━━━ Given data ━━━

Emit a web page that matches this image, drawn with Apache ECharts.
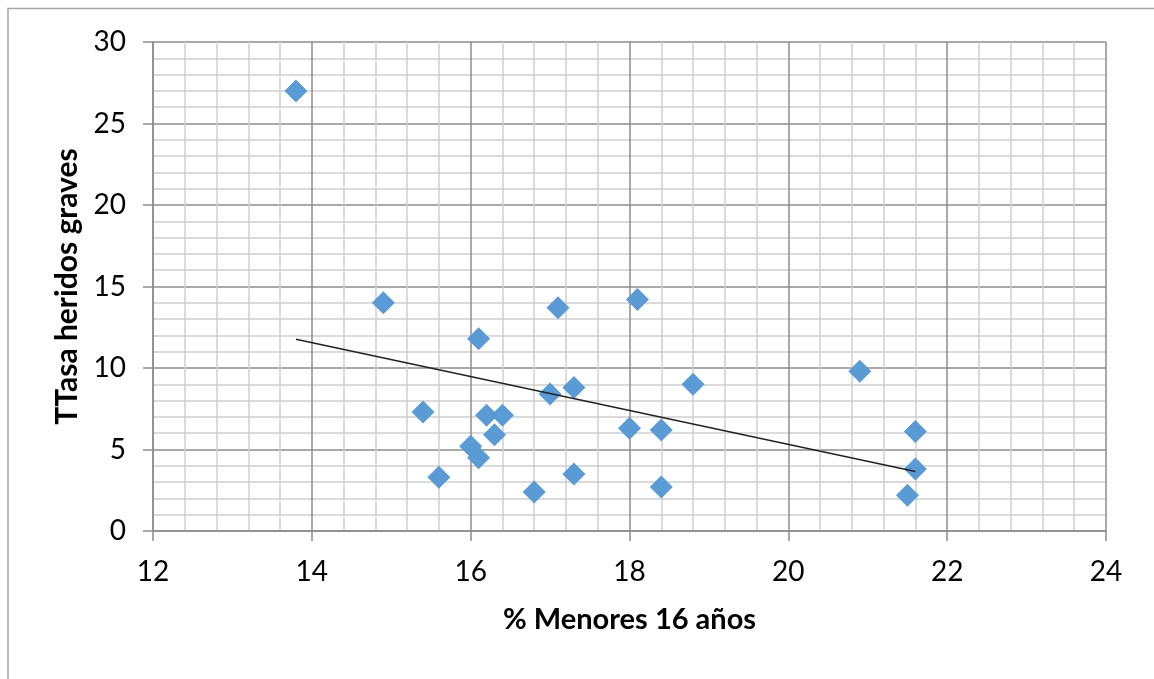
<!DOCTYPE html>
<html>
<head>
<meta charset="utf-8">
<script src="https://cdn.jsdelivr.net/npm/echarts@6/dist/echarts.min.js"></script>
<style>
html,body{margin:0;padding:0;background:#fff;}
#chart{width:1154px;height:679px;}
</style>
</head>
<body>
<div id="chart"></div>
<script>
const xValues = [13.8,14.9,15.4,15.6,16.0,16.1,16.1,16.2,16.3,16.4,16.8,17.0,17.1,17.3,17.3,18.0,18.1,18.4,18.4,18.8,20.9,21.5,21.6,21.6];
const yValues = [27,14,7.3,3.3,5.2,4.5,11.8,7.1,5.9,7.1,2.4,8.4,13.7,8.8,3.5,6.3,14.2,6.2,2.7,9.0,9.8,2.2,6.1,3.8];
const xAxisName = '% Menores 16 años';
const yAxisName = 'TTasa heridos graves';

const points = xValues.map((x, i) => [x, yValues[i]]);
// linear regression trendline
const n = xValues.length;
const mx = xValues.reduce((a, b) => a + b, 0) / n;
const my = yValues.reduce((a, b) => a + b, 0) / n;
let sxy = 0, sxx = 0;
for (let i = 0; i < n; i++) { sxy += (xValues[i] - mx) * (yValues[i] - my); sxx += (xValues[i] - mx) ** 2; }
const slope = sxy / sxx, icpt = my - slope * mx;
const xMin = Math.min(...xValues), xMax = Math.max(...xValues);
const trend = [[xMin, icpt + slope * xMin], [xMax, icpt + slope * xMax]];

const font = 'Lato, "Open Sans", sans-serif';
const chart = echarts.init(document.getElementById('chart'));
chart.setOption({
  animation: false,
  backgroundColor: '#fff',
  graphic: [{
    type: 'rect', left: 5.5, top: 6, shape: { x: 0, y: 0, width: 1200, height: 672 },
    style: { fill: 'none', stroke: '#a6a6a6', lineWidth: 1.5 }, silent: true, z: -1
  }],
  grid: { left: 153, right: 48, top: 42, bottom: 148 },
  xAxis: {
    type: 'value', min: 12, max: 24, interval: 2,
    name: xAxisName, nameLocation: 'middle', nameGap: 74,
    nameTextStyle: { fontFamily: font, fontWeight: 'bold', fontSize: 29, color: '#000' },
    axisLine: { show: true, lineStyle: { color: '#8c8c8c', width: 1.5 } },
    axisTick: { show: true, length: 10, lineStyle: { color: '#8c8c8c', width: 1.5 } },
    axisLabel: { fontFamily: font, fontSize: 28, color: '#000', margin: 27 },
    splitLine: { show: true, lineStyle: { color: '#8c8c8c', width: 1.5 } },
    minorTick: { show: false, splitNumber: 5 },
    minorSplitLine: { show: true, lineStyle: { color: '#cfcfcf', width: 1.5 } }
  },
  yAxis: {
    type: 'value', min: 0, max: 30, interval: 5,
    name: yAxisName, nameLocation: 'middle', nameGap: 71, nameRotate: 90,
    nameTextStyle: { fontFamily: font, fontWeight: 'bold', fontSize: 30, color: '#000' },
    axisLine: { show: true, lineStyle: { color: '#8c8c8c', width: 1.5 } },
    axisTick: { show: true, length: 10, lineStyle: { color: '#8c8c8c', width: 1.5 } },
    axisLabel: { fontFamily: font, fontSize: 28, color: '#000', margin: 27 },
    splitLine: { show: true, lineStyle: { color: '#8c8c8c', width: 1.5 } },
    minorTick: { show: false, splitNumber: 5 },
    minorSplitLine: { show: true, lineStyle: { color: '#cfcfcf', width: 1.5 } }
  },
  series: [
    {
      type: 'scatter', data: points, symbol: 'diamond', symbolSize: 23,
      itemStyle: { color: '#5b9bd5', opacity: 1 }, z: 3
    },
    {
      type: 'line', data: trend, symbol: 'none', showSymbol: false,
      lineStyle: { color: '#222', width: 1.5 }, z: 4
    }
  ]
});
</script>
</body>
</html>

━━━

• Exercise requirements
From the top of the listing above, repeat each line exactly until you reach the line containing "const trend = [[xMin, icpt", and repeat that one too. Leave the pictures out.

• Answer in full
Emit a web page that matches this image, drawn with Apache ECharts.
<!DOCTYPE html>
<html>
<head>
<meta charset="utf-8">
<script src="https://cdn.jsdelivr.net/npm/echarts@6/dist/echarts.min.js"></script>
<style>
html,body{margin:0;padding:0;background:#fff;}
#chart{width:1154px;height:679px;}
</style>
</head>
<body>
<div id="chart"></div>
<script>
const xValues = [13.8,14.9,15.4,15.6,16.0,16.1,16.1,16.2,16.3,16.4,16.8,17.0,17.1,17.3,17.3,18.0,18.1,18.4,18.4,18.8,20.9,21.5,21.6,21.6];
const yValues = [27,14,7.3,3.3,5.2,4.5,11.8,7.1,5.9,7.1,2.4,8.4,13.7,8.8,3.5,6.3,14.2,6.2,2.7,9.0,9.8,2.2,6.1,3.8];
const xAxisName = '% Menores 16 años';
const yAxisName = 'TTasa heridos graves';

const points = xValues.map((x, i) => [x, yValues[i]]);
// linear regression trendline
const n = xValues.length;
const mx = xValues.reduce((a, b) => a + b, 0) / n;
const my = yValues.reduce((a, b) => a + b, 0) / n;
let sxy = 0, sxx = 0;
for (let i = 0; i < n; i++) { sxy += (xValues[i] - mx) * (yValues[i] - my); sxx += (xValues[i] - mx) ** 2; }
const slope = sxy / sxx, icpt = my - slope * mx;
const xMin = Math.min(...xValues), xMax = Math.max(...xValues);
const trend = [[xMin, icpt + slope * xMin], [xMax, icpt + slope * xMax]];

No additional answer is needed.